CLAYTON, Mo. -- A former Catholic priest is facing new charges a decade after being declared sexually violent and admitting he abused about 30 boys in Illinois, California and Missouri.



Fred Lenczycki, 74, of the Chicago suburb of Berkeley, Illinois, was charged Thursday in Missouri with two counts each of deviate sexual assault and sodomy. Charging documents allege he repeatedly grabbed one boy's genitals and tried to force another boy to expose himself in the early 1990s in the St. Louis suburb of Bridgeton.



The documents say the allegations fit "within the pattern of abuse perpetrated by the defendant over many years," the St. Louis Post-Dispatch reported.



Authorities said Lenczycki has not been taken into custody in Missouri. A man who answered the phone at his home address in Illinois declined comment to The Associated Press on Friday. No attorney is listed for him in online court records. Bail in the case is set at $500,000 cash only.



Lenczycki was removed from the ministry in 2002, when he was charged with sexually abusing three boys at a church in Hinsdale, Illinois, in the mid-1980s. He later pleaded guilty to aggravated sexual abuse and was released from custody in 2009 after becoming the first priest in the country to be declared sexually violent. Victims told authorities that "Father Fred" repeatedly molested them, often using the pretense of swaddling them in "Baby Jesus" costumes for pageants that never took place.

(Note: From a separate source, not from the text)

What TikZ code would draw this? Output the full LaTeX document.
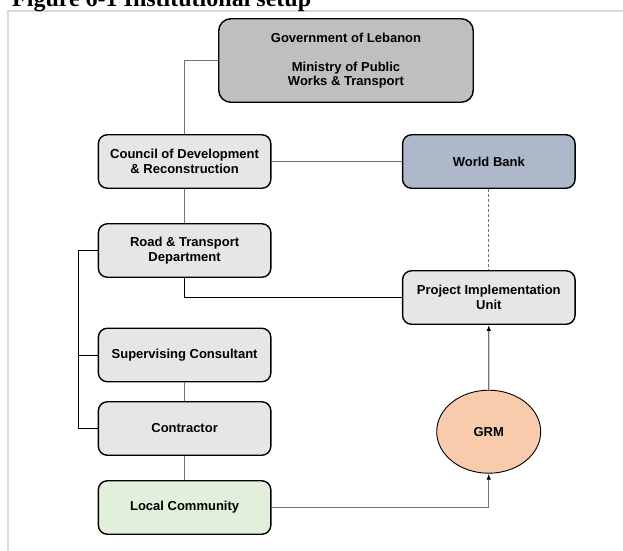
\documentclass[tikz,border=0pt]{standalone}
\usepackage{fontspec}
\setmainfont{Liberation Sans}
\newfontfamily\titlefont{Liberation Serif}
\usepackage{xcolor}
\usetikzlibrary{arrows.meta, shapes.geometric, positioning}
\tikzset{>={Latex[length=6pt,width=4.5pt,black]}}
\definecolor{govgray}{HTML}{BFBFBF}
\definecolor{boxgray}{HTML}{E6E6E6}
\definecolor{wbblue}{HTML}{ADB9CA}
\definecolor{locgreen}{HTML}{E2EFDA}
\definecolor{grmpeach}{HTML}{F8CBAD}
\definecolor{framegray}{HTML}{D9D9D9}

\begin{document}
\begin{tikzpicture}[x=1pt, y=-1pt,
    box/.style={draw, line width=1.4pt, rounded corners=9pt, fill=boxgray,
      minimum width=172.5pt, minimum height=53.5pt, align=center,
      font=\fontsize{13}{14.5}\selectfont\bfseries},
    link/.style={draw=black!55, line width=1.1pt},
    bracket/.style={draw=black, line width=0.9pt}]
  \useasboundingbox (0,0) rectangle (623,550);
  \clip (0,0) rectangle (623,550);
  \draw[framegray, line width=2pt] (8,552) -- (8,11) -- (625,11);
  \node[anchor=base west, inner sep=0pt, font=\titlefont\bfseries\fontsize{24}{24}\selectfont] (title) at (12,6) {Figure 6-1 Institutional setup};

  \node[box, fill=govgray, rounded corners=12pt, minimum width=254.5pt, minimum height=83.5pt] (gov) at (346,60.5)
    {Government of Lebanon\\[14.5pt]Ministry of Public\\Works \& Transport};
  \node[box] (cdr) at (184.6,161.5) {Council of Development\\\& Reconstruction};
  \node[box, fill=wbblue] (wb) at (488.8,161.5) {World Bank};
  \node[box] (rtd) at (184.6,250.5) {Road \& Transport\\Department};
  \node[box] (piu) at (488.8,297.5) {Project Implementation\\Unit};
  \node[box] (sup) at (184.6,355) {Supervising Consultant};
  \node[box] (con) at (184.6,428.5) {Contractor};
  \node[box, fill=locgreen] (loc) at (184.6,507.5) {Local Community};
  \node[ellipse, draw, line width=0.9pt, fill=grmpeach, inner sep=0pt,
    minimum width=104pt, minimum height=83pt, font=\fontsize{13}{14.5}\selectfont\bfseries] (grm) at (488.7,431.7) {GRM};
  \coordinate (brk) at (78.3,250.5);

  \draw[link] (gov.west) -| (cdr.north);
  \draw[link] (cdr.east) -- (wb.west);
  \draw[link] (cdr.south) -- (rtd.north);
  \draw[link, line width=0.8pt, dashed, dash pattern=on 3pt off 2pt] (wb.south) -- (piu.north);
  \draw[bracket] (rtd.south) |- (piu.west);
  \draw[bracket] (rtd.west) -- (brk) |- (con.west);
  \draw[bracket] (brk |- sup.west) -- (sup.west);
  \draw[link] (sup.south) -- (con.north);
  \draw[link] (con.south) -- (loc.north);
  \draw[link, ->] (loc.east) -| (grm.south);
  \draw[link, ->] (grm.north) -- (piu.south);
\end{tikzpicture}
\end{document}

After the parents of one of victim complained, Lenczycki was transferred to California and then Missouri. As documented in diocese and court files, Lenczycki admitted molesting about 30 boys over 25 years. Multiple civil lawsuits have been filed.



"We're deeply grateful to both the victim for having the courage to report and law enforcement for having the will to pursue charges," said David Clohessy with the Survivors Network of those Abused by Priests. "He's obviously a very dangerous man, and shame on every church official who knew of or suspected his crimes and ignored or hid them."



The latest charges against Lenczycki were filed as victims of clergy sexual abuse demand more accountability and transparency from the Catholic church. The Vatican convened a sexual abuse summit Thursday to hear the testimony of several victims.